Captchas Considered Harmful – Why Captchas Are Bad And How You Can Do Better

Captchas Considered Harmful – Why Captchas Are Bad And How You Can Do Better

What Is A Captcha?

If you’ve ever joined a large website, then you’ve seen a captcha. Twitter uses it, Facebook uses it, and WordPress uses it. Captchas are small test that you must complete in order to prove that you are human. Usually, the test involves looking at some text and typing that text into a near-by box.

What Are Captchas Meant To Do?

The simple answer is keep your website spam free. That is the purpose of a captcha. More generally, it aims to stop automated spamming, by assuming that every single user of the site is a robot until they prove otherwise.

Why Captchas Are Bad

On the surface, captchas look easy to use and interact with. Well, they only look that way to people who have perfect vision and an elastic mind. If you have these qualities, congratulations. If you don’t, here’s how captchas will be difficult for you and your users:

  • Warped letters are hard for users to read. Combine that with a strike-through, and you have a bad idea.
  • Users can’t tell the difference between 0 and o; and I, l, and 1, in certain fonts.
  • Blind people can’t use them. Even colour-blind people find some captcha implementations difficult to use.

Worst of all, even people with super sight and brilliant spatial awareness find captchas plain annoying. This drives away users, which drives down revenue.

How Can You Do Captchas Better?

The best way to do captchas better is to turn the concept on its head. Instead of asking every user to prove that he is human, you can trick every robot into telling you he’s an automated spamming machine. The easiest way to do this is to lay some traps.

Traps And Why They Work

In order to explain what a trap is, and how it’s going to stop your site from filling with spam, you first need to know how a spam-bot works. If you don’t know what you’re up against, then you will never defeat it.

The Two Kinds Of Robots

There are two kinds of spam-bots. The first kind is a replay-robot. This type of spam-bot records a form verbatim, and then posts the form with the fields filled in at a later date. It’s like a spam version of TiVo. Usually, the bot will do this again and again, literally replaying the recording it has made of the form.

The second kind of spam-bot is the form-filler. Form fillers crawl the web, find a form, insert the spam, and submit. Some form-fillers are dumb, and will put the same information everywhere. Others recognize common field names like username, email. A robot like that will place the spam in a text area, as this is usually where your users’ content goes in each post.

Traps For Form Fillers

The simplest way to trap a form-filling robot is to create a field which a human won’t (ideally can’t) fill in.

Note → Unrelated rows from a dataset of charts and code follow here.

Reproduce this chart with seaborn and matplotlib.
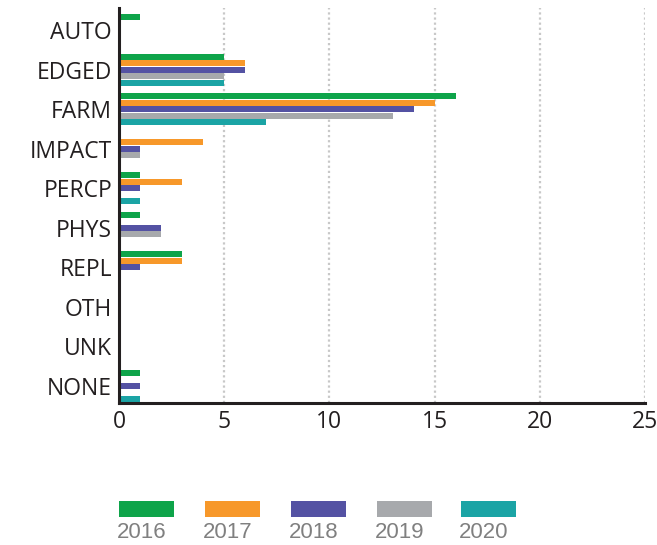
import numpy as np
import pandas as pd
import matplotlib
matplotlib.use("Agg")
import matplotlib.pyplot as plt
from matplotlib.patches import Rectangle
import seaborn as sns

categories = ["AUTO", "EDGED", "FARM", "IMPACT", "PERCP", "PHYS", "REPL", "OTH", "UNK", "NONE"]
years = ["2016", "2017", "2018", "2019", "2020"]
v2016 = [1, 5, 16, 0, 1, 1, 3, 0, 0, 1]
v2017 = [0, 6, 15, 4, 3, 0, 3, 0, 0, 0]
v2018 = [0, 6, 14, 1, 1, 2, 1, 0, 0, 1]
v2019 = [0, 5, 13, 1, 0, 2, 0, 0, 0, 0]
v2020 = [0, 5, 7, 0, 1, 0, 0, 0, 0, 1]
colors = ["#0ea44a", "#f7982a", "#5452a3", "#a7a9ac", "#1ba4a5"]
xticks = [0, 5, 10, 15, 20, 25]

series = [v2016, v2017, v2018, v2019, v2020]
rows = []
for y, vals in zip(years, series):
    for c, v in zip(categories, vals):
        rows.append({"cat": c, "year": y, "value": v})
df = pd.DataFrame(rows)

sns.set_style("white")
plt.rcParams["font.family"] = ["Open Sans", "DejaVu Sans"]

fig = plt.figure(figsize=(6.57, 5.45), dpi=100)
ax = fig.add_axes([119/657, 1 - 403/545, (645 - 119)/657, (403 - 8)/545])

sns.barplot(data=df, y="cat", x="value", hue="year", order=categories,
            hue_order=years, palette=colors, saturation=1, orient="h",
            width=0.82, gap=0.08, linewidth=0, errorbar=None, legend=False,
            ax=ax, zorder=3)

ax.set_xlim(0, 25)
ax.set_ylim(9.43, -0.556)
ax.set_xticks(xticks)
ax.set_xticklabels([str(t) for t in xticks])
for t in xticks[1:]:
    ax.axvline(t, color="#c8c8c8", lw=1.6, linestyle=(0, (1, 1.3)), zorder=1)
ax.set_xlabel("")
ax.set_ylabel("")
ax.tick_params(axis="both", length=0, labelsize=16.5, colors="#231f20")
ax.tick_params(axis="y", pad=5)
ax.tick_params(axis="x", pad=5)
for s in ["top", "right"]:
    ax.spines[s].set_visible(False)
for s in ["left", "bottom"]:
    ax.spines[s].set_color("#231f20")
    ax.spines[s].set_linewidth(2.2)
    ax.spines[s].set_zorder(5)

# legend: swatches above labels
lx = [119, 205, 291, 377, 461]
for x0, col, yr in zip(lx, colors, years):
    fig.patches.append(Rectangle((x0/657, 1 - 517/545), 55/657, 16/545,
                                 transform=fig.transFigure, color=col, lw=0))
    fig.text((x0 + 23)/657, 1 - 532/545, yr, ha="center", va="center",
             fontsize=16, color="#808080", family=["Liberation Sans", "DejaVu Sans"])

fig.savefig("out.png", dpi=100)
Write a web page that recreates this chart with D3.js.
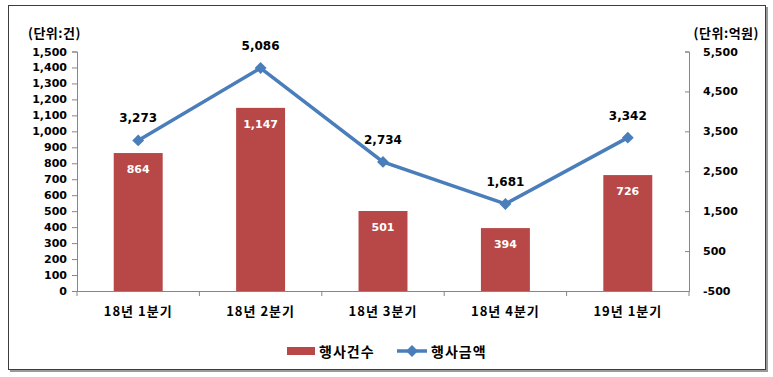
<!DOCTYPE html>
<html>
<head>
<meta charset="utf-8">
<script src="https://cdn.jsdelivr.net/npm/d3@7"></script>
<style>
  body { margin: 0; background: #fff; }
  text { font-family: "DejaVu Sans", "Noto Sans CJK KR", sans-serif; font-weight: bold; }
  .kr { font-family: "Noto Sans CJK KR", sans-serif; }
</style>
</head>
<body>
<div id="chart"></div>
<script>
// values
let quarters = ["18년 1분기", "18년 2분기", "18년 3분기", "18년 4분기", "19년 1분기"];
let counts = [864, 1147, 501, 394, 726];       // 행사건수 (건)
let amounts = [3273, 5086, 2734, 1681, 3342];  // 행사금액 (억원)
let leftTicks = d3.range(0, 1501, 100);
let rightTicks = [-500, 500, 1500, 2500, 3500, 4500, 5500];

let fmt = d => d3.format(",")(d).replace("−", "-");

function getConfig(){
    let width = 773, height = 377;
    let margin = { top: 51.5, bottom: 86, left: 77, right: 84 };
    let bodyWidth = width - margin.left - margin.right;
    let bodyHeight = height - margin.top - margin.bottom;
    let svg = d3.select("#chart").append("svg")
        .attr("width", width)
        .attr("height", height);
    return { width, height, margin, bodyWidth, bodyHeight, svg };
}

function getScales(config){
    let { bodyWidth, bodyHeight } = config;
    let xScale = d3.scaleBand().domain(quarters).range([0, bodyWidth]).paddingInner(0.6).paddingOuter(0.3);
    let xOuter = d3.scaleBand().domain(quarters).range([0, bodyWidth]);
    let yLeft = d3.scaleLinear().domain([0, 1500]).range([bodyHeight, 0]);
    let yRight = d3.scaleLinear().domain([-500, 5500]).range([bodyHeight, 0]);
    return { xScale, xOuter, yLeft, yRight };
}

function drawChart(config, scales){
    let { svg, margin, bodyWidth, bodyHeight } = config;
    let { xScale, xOuter, yLeft, yRight } = scales;

    // outer frame with a small shadow
    svg.append("rect").attr("x", 10).attr("y", 7).attr("width", 758).attr("height", 365)
        .attr("fill", "#9a9a9a");
    svg.append("rect").attr("x", 8.5).attr("y", 5.5).attr("width", 757).attr("height", 364)
        .attr("fill", "#fff").attr("stroke", "#3c3c3c").attr("stroke-width", 1);

    let g = svg.append("g").attr("transform", "translate(" + [margin.left, margin.top] + ")");

    // bars
    g.selectAll("rect.bar").data(counts).enter().append("rect")
        .attr("class", "bar")
        .attr("x", (d, i) => xScale(quarters[i]))
        .attr("y", d => yLeft(d))
        .attr("width", xScale.bandwidth())
        .attr("height", d => bodyHeight - yLeft(d))
        .attr("fill", "#b84747");

    g.selectAll("text.barlbl").data(counts).enter().append("text")
        .attr("class", "barlbl")
        .attr("x", (d, i) => xScale(quarters[i]) + xScale.bandwidth() / 2)
        .attr("y", d => yLeft(d) + 20)
        .attr("text-anchor", "middle")
        .attr("fill", "#fff")
        .style("font-size", "11px")
        .text(fmt);

    // left axis
    let axisL = d3.axisLeft(yLeft).tickValues(leftTicks).tickFormat(fmt).tickSize(5).tickPadding(5);
    let gl = g.append("g").call(axisL);
    gl.selectAll("text").style("font-size", "11px").attr("fill", "#000");
    gl.selectAll("line, path").attr("stroke", "#868686");

    // right axis
    let axisR = d3.axisRight(yRight).tickValues(rightTicks).tickFormat(fmt).tickSize(-4).tickPadding(14);
    let gr = g.append("g").attr("transform", "translate(" + bodyWidth + ",0)").call(axisR);
    gr.selectAll("text").style("font-size", "11px").attr("fill", "#000");
    gr.selectAll("line, path").attr("stroke", "#868686");

    // bottom axis
    let axisB = d3.axisBottom(xOuter).tickSize(0).tickPadding(16);
    let gb = g.append("g").attr("transform", "translate(0," + bodyHeight + ")").call(axisB);
    gb.selectAll("text").attr("class", "kr").style("font-size", "13px")
        .style("letter-spacing", "1px").attr("fill", "#000");
    gb.selectAll("path").attr("stroke", "#868686");
    d3.range(quarters.length + 1).forEach(i => {
        gb.append("line").attr("x1", i * xOuter.step()).attr("x2", i * xOuter.step())
            .attr("y1", 0).attr("y2", 5).attr("stroke", "#868686");
    });

    // line series
    let cx = (d, i) => xOuter(quarters[i]) + xOuter.bandwidth() / 2;
    let line = d3.line().x(cx).y(d => yRight(d));
    g.append("path").datum(amounts).attr("d", line)
        .attr("fill", "none").attr("stroke", "#4a7ebb").attr("stroke-width", 3.5);
    let diamond = d3.symbol().type(d3.symbolDiamond2).size(90);
    g.selectAll("path.mk").data(amounts).enter().append("path")
        .attr("class", "mk")
        .attr("d", diamond)
        .attr("transform", (d, i) => "translate(" + [cx(d, i), yRight(d)] + ")")
        .attr("fill", "#4a7ebb");
    g.selectAll("text.linelbl").data(amounts).enter().append("text")
        .attr("class", "linelbl")
        .attr("x", cx)
        .attr("y", d => yRight(d) - 18)
        .attr("text-anchor", "middle")
        .style("font-size", "12px")
        .text(fmt);

    // unit labels
    svg.append("text").attr("class", "kr").attr("x", 28).attr("y", 38)
        .style("font-size", "13px").style("letter-spacing", "0.5px").text("(단위:건)");
    svg.append("text").attr("class", "kr").attr("x", 759).attr("y", 38).attr("text-anchor", "end")
        .style("font-size", "13px").style("letter-spacing", "0.5px").text("(단위:억원)");

    // legend
    let lg = svg.append("g").attr("transform", "translate(287,351)");
    lg.append("rect").attr("x", 0).attr("y", -4).attr("width", 28).attr("height", 8).attr("fill", "#b84747");
    lg.append("text").attr("class", "kr").attr("x", 32).attr("y", 5.5)
        .style("font-size", "14px").style("letter-spacing", "1px").text("행사건수");
    lg.append("line").attr("x1", 110).attr("x2", 140).attr("y1", 0).attr("y2", 0)
        .attr("stroke", "#4a7ebb").attr("stroke-width", 3.5);
    lg.append("path").attr("d", diamond).attr("transform", "translate(125,0)").attr("fill", "#4a7ebb");
    lg.append("text").attr("class", "kr").attr("x", 144).attr("y", 5.5)
        .style("font-size", "14px").style("letter-spacing", "1px").text("행사금액");
}

let config = getConfig();
let scales = getScales(config);
drawChart(config, scales);
</script>
</body>
</html>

You can do this by warning users not to fill in a certain field, but that’s just as bad as asking users to complete a captcha. Much better is to make your trap hidden. A form-filling robot doesn’t see the form, it reads it and parses it. You can make a field which is invisible to humans, but which is parsed by the robot. You can hide a field using CSS, or by changing the style of a field directly using JavaScript. As long as the visibility of the field is set in separately from the form, the robot will fill always in the field, and your users will not even know of its existence.

Catching Repeats

With replay robots you should capitalize on the fact that forms are collected once ahead of time. The forms are collected, and then, sometime later, they are replayed. You can record when a form was produced by including a date and time stamp with each form served. By comparing that date and time with the current date and time, your site can deduce whether or not an unreasonable amount of time has passed between form generation and form submission.

When The Robots Get Smarter

The obvious problem with adding a time stamp to your form is that once it becomes widely known as a tool for stopping spam, the people who program replay robots will generate good time stamps at the moment the form is replayed. The way around this is to encode the time stamp using a secret key. The data is decoded when the form is sent and then evaluated. It is highly unlikely that a replay-robot will be able to guess both your secret key and your encoding algorithm, providing you with security against spam, no matter how smart the robot gets.